What a long trip with not much sleep. Also, we ate 3 airplane meals in 12 hours. mmm. Jet lag is slowly going away, but we still need a nap every afternoon.
So far, we've visited three elementary schools to observe English teachers here, and we have one more tomorrow. The point is to find out more about their teaching approach (not that it matters to you, but there is quite a difference between ESL and EFL) and also to help make some good contacts for the people we are working with. This has been so much fun! They are very good teachers, speak English extremely well, and we love chatting with them! My favorite has definitely been the first grade class with lots of singing and talking about our favorite toys/foods. I do love little kids. I could write some about language acquisition theory, teaching methods, etc. but then you'd be bored... So let it suffice that we are seeing a lot that relates to what we've learned in class, and that's always a good thing. This morning we took pictures with mobs of kids and their precious teacher (who's been teaching for 29 years and wanted us to see every single one of her students' projects). We also watched some group presentations on 8th graders' favorite movies -- High School Musical 3, Step Up 3D, Aquamarine, and The Last Song. They chose these because of the music, the romance, the cute actors... Teenagers are pretty much the same everywhere.
This is definitely a "quality time" culture. Since this is my secondary love language, I'm liking it! My other love language -- coffee -- is also in abundance. Every school we've visited has offered us coffee and tea (кафе и чај) and of course we always accept. I think I tried Turkish coffee for the first time yesterday, or something like it... I'm pretty sure my hair was standing on end after that. At the school we visited this morning, we were supposed to wait for the 1st graders to come back from a field trip so they could sing for us. But they were over an hour late, so we just hung out with the director in his office eating cookies while he entertained us with stories about the school, his family, and Macedonian history. What a funny man! I haven't laughed so hard and so much in a long time!
At night we have English Camp at Izgrev Center, which is a government-recognized community organization that's funded by a partner church. Officially, they promote community wellness and moral growth, but they mainly offer English and Spanish classes, Bible studies/seminars, and fun get-togethers. There is no organized evangelical church in Prilep, but there are a few believers who are regulars at the Izgrev Center and the goal is for these people to eventually become a church. 32 people registered on the first night of the English Club, and eight out of ten people in my class came back for the second night. I am co-teaching with one of my classmates and our professor, which makes it a lot easier for all of us to plan less and interact more.

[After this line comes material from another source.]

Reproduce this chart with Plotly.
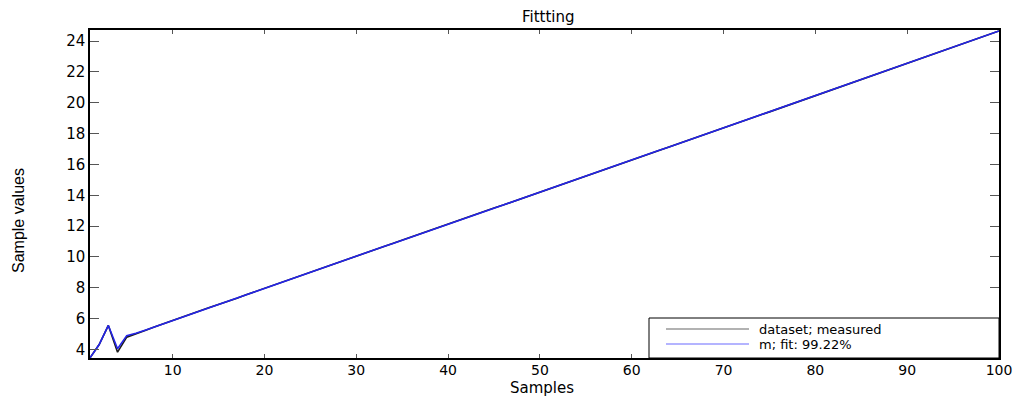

We have two more nights left, tonight and tomorrow, and I'm excited to spend more time with our students in our nightly after-class trip for coffee. Fun times!
Last night, one of the guys from our class helped me order a crepe (палачинка) with eurocream (nutella). Delicious. I was then informed by his friend that these "pancakes" will make you fat, so you should always eat fruit and salad at every meal to stay healthy. hahaha
Some very important Macedonian words:
македонски (mah-keh-don-skee) - Macedonian
палачинка (pa-la-chin-ka) - "pancakes" or crepes
Boдa (vo-dah) - water
кафе и чај (kah-fay ee chai) - coffee and tea
нa здравје (Nah zdra-vyeh!) - salud! to your health! cheers!